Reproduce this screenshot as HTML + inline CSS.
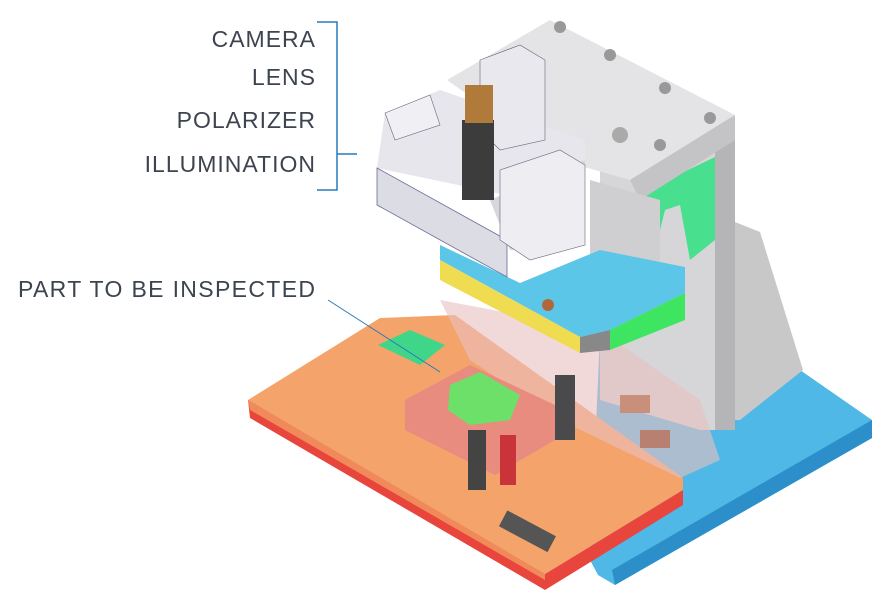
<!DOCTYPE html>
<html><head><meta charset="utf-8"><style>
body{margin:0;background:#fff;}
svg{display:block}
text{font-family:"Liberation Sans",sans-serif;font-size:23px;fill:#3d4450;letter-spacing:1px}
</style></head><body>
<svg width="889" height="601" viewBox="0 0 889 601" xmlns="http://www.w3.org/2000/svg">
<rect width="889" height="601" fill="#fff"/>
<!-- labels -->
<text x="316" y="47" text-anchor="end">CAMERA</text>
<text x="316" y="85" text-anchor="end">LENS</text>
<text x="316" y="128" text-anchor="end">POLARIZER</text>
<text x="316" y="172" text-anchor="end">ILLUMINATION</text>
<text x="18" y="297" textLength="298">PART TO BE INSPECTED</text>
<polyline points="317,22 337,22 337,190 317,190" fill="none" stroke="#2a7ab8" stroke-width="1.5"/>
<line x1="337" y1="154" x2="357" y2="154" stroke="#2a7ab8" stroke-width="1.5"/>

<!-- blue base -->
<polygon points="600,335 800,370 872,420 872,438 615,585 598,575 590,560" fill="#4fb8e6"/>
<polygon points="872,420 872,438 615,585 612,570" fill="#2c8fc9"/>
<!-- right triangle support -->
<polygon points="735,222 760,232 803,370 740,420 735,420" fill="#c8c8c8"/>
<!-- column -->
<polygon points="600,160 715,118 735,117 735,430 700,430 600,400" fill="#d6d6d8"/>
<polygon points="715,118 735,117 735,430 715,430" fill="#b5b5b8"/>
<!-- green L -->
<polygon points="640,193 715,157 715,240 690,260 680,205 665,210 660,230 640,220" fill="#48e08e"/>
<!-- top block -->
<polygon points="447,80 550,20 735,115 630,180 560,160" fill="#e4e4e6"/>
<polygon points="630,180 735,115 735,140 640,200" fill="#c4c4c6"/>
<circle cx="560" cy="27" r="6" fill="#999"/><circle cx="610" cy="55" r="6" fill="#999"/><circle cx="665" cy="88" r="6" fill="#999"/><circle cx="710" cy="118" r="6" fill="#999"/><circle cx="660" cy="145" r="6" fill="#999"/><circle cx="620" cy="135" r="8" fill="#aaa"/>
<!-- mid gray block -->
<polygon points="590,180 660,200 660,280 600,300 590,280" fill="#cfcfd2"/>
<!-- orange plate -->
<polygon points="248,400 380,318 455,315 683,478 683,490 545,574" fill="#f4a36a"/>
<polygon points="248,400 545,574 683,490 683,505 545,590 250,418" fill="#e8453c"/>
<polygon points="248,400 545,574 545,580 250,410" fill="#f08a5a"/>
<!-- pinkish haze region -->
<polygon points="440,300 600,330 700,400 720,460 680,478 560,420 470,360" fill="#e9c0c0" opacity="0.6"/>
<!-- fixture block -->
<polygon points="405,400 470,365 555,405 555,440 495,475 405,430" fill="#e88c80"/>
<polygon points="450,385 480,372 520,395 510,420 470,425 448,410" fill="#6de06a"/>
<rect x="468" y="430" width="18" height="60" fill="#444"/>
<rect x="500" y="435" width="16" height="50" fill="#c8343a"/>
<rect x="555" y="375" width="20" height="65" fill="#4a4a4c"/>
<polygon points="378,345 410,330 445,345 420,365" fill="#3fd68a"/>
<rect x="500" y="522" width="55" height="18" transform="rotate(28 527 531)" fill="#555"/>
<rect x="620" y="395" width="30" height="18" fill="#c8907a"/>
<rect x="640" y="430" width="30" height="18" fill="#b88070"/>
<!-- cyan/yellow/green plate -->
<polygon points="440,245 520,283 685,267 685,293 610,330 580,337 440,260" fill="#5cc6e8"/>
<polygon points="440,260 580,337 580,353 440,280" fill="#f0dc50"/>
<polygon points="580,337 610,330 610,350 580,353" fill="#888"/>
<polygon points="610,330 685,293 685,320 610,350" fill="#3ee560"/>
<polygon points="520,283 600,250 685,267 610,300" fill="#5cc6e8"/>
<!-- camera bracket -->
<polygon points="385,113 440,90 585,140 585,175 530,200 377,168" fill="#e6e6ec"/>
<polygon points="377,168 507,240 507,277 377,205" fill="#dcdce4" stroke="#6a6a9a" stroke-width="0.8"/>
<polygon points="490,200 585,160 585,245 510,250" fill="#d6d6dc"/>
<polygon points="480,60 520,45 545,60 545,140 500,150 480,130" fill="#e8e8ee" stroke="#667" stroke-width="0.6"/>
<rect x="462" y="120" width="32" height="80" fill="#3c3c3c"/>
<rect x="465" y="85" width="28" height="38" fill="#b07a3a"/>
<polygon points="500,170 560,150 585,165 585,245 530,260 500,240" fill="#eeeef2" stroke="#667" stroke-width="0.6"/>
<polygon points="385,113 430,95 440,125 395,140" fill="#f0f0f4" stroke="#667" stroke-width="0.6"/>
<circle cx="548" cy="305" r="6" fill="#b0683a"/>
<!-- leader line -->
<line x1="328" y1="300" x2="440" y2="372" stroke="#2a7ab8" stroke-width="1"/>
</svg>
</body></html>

....

◆ **Given instruction**
Repeat the data exactly, dropping every picture it holds.

◆ **Answer to the problem**
Reproduce this screenshot as HTML + inline CSS.
<!DOCTYPE html>
<html><head><meta charset="utf-8"><style>
body{margin:0;background:#fff;}
svg{display:block}
text{font-family:"Liberation Sans",sans-serif;font-size:23px;fill:#3d4450;letter-spacing:1px}
</style></head><body>
<svg width="889" height="601" viewBox="0 0 889 601" xmlns="http://www.w3.org/2000/svg">
<rect width="889" height="601" fill="#fff"/>
<!-- labels -->
<text x="316" y="47" text-anchor="end">CAMERA</text>
<text x="316" y="85" text-anchor="end">LENS</text>
<text x="316" y="128" text-anchor="end">POLARIZER</text>
<text x="316" y="172" text-anchor="end">ILLUMINATION</text>
<text x="18" y="297" textLength="298">PART TO BE INSPECTED</text>
<polyline points="317,22 337,22 337,190 317,190" fill="none" stroke="#2a7ab8" stroke-width="1.5"/>
<line x1="337" y1="154" x2="357" y2="154" stroke="#2a7ab8" stroke-width="1.5"/>

<!-- blue base -->
<polygon points="600,335 800,370 872,420 872,438 615,585 598,575 590,560" fill="#4fb8e6"/>
<polygon points="872,420 872,438 615,585 612,570" fill="#2c8fc9"/>
<!-- right triangle support -->
<polygon points="735,222 760,232 803,370 740,420 735,420" fill="#c8c8c8"/>
<!-- column -->
<polygon points="600,160 715,118 735,117 735,430 700,430 600,400" fill="#d6d6d8"/>
<polygon points="715,118 735,117 735,430 715,430" fill="#b5b5b8"/>
<!-- green L -->
<polygon points="640,193 715,157 715,240 690,260 680,205 665,210 660,230 640,220" fill="#48e08e"/>
<!-- top block -->
<polygon points="447,80 550,20 735,115 630,180 560,160" fill="#e4e4e6"/>
<polygon points="630,180 735,115 735,140 640,200" fill="#c4c4c6"/>
<circle cx="560" cy="27" r="6" fill="#999"/><circle cx="610" cy="55" r="6" fill="#999"/><circle cx="665" cy="88" r="6" fill="#999"/><circle cx="710" cy="118" r="6" fill="#999"/><circle cx="660" cy="145" r="6" fill="#999"/><circle cx="620" cy="135" r="8" fill="#aaa"/>
<!-- mid gray block -->
<polygon points="590,180 660,200 660,280 600,300 590,280" fill="#cfcfd2"/>
<!-- orange plate -->
<polygon points="248,400 380,318 455,315 683,478 683,490 545,574" fill="#f4a36a"/>
<polygon points="248,400 545,574 683,490 683,505 545,590 250,418" fill="#e8453c"/>
<polygon points="248,400 545,574 545,580 250,410" fill="#f08a5a"/>
<!-- pinkish haze region -->
<polygon points="440,300 600,330 700,400 720,460 680,478 560,420 470,360" fill="#e9c0c0" opacity="0.6"/>
<!-- fixture block -->
<polygon points="405,400 470,365 555,405 555,440 495,475 405,430" fill="#e88c80"/>
<polygon points="450,385 480,372 520,395 510,420 470,425 448,410" fill="#6de06a"/>
<rect x="468" y="430" width="18" height="60" fill="#444"/>
<rect x="500" y="435" width="16" height="50" fill="#c8343a"/>
<rect x="555" y="375" width="20" height="65" fill="#4a4a4c"/>
<polygon points="378,345 410,330 445,345 420,365" fill="#3fd68a"/>
<rect x="500" y="522" width="55" height="18" transform="rotate(28 527 531)" fill="#555"/>
<rect x="620" y="395" width="30" height="18" fill="#c8907a"/>
<rect x="640" y="430" width="30" height="18" fill="#b88070"/>
<!-- cyan/yellow/green plate -->
<polygon points="440,245 520,283 685,267 685,293 610,330 580,337 440,260" fill="#5cc6e8"/>
<polygon points="440,260 580,337 580,353 440,280" fill="#f0dc50"/>
<polygon points="580,337 610,330 610,350 580,353" fill="#888"/>
<polygon points="610,330 685,293 685,320 610,350" fill="#3ee560"/>
<polygon points="520,283 600,250 685,267 610,300" fill="#5cc6e8"/>
<!-- camera bracket -->
<polygon points="385,113 440,90 585,140 585,175 530,200 377,168" fill="#e6e6ec"/>
<polygon points="377,168 507,240 507,277 377,205" fill="#dcdce4" stroke="#6a6a9a" stroke-width="0.8"/>
<polygon points="490,200 585,160 585,245 510,250" fill="#d6d6dc"/>
<polygon points="480,60 520,45 545,60 545,140 500,150 480,130" fill="#e8e8ee" stroke="#667" stroke-width="0.6"/>
<rect x="462" y="120" width="32" height="80" fill="#3c3c3c"/>
<rect x="465" y="85" width="28" height="38" fill="#b07a3a"/>
<polygon points="500,170 560,150 585,165 585,245 530,260 500,240" fill="#eeeef2" stroke="#667" stroke-width="0.6"/>
<polygon points="385,113 430,95 440,125 395,140" fill="#f0f0f4" stroke="#667" stroke-width="0.6"/>
<circle cx="548" cy="305" r="6" fill="#b0683a"/>
<!-- leader line -->
<line x1="328" y1="300" x2="440" y2="372" stroke="#2a7ab8" stroke-width="1"/>
</svg>
</body></html>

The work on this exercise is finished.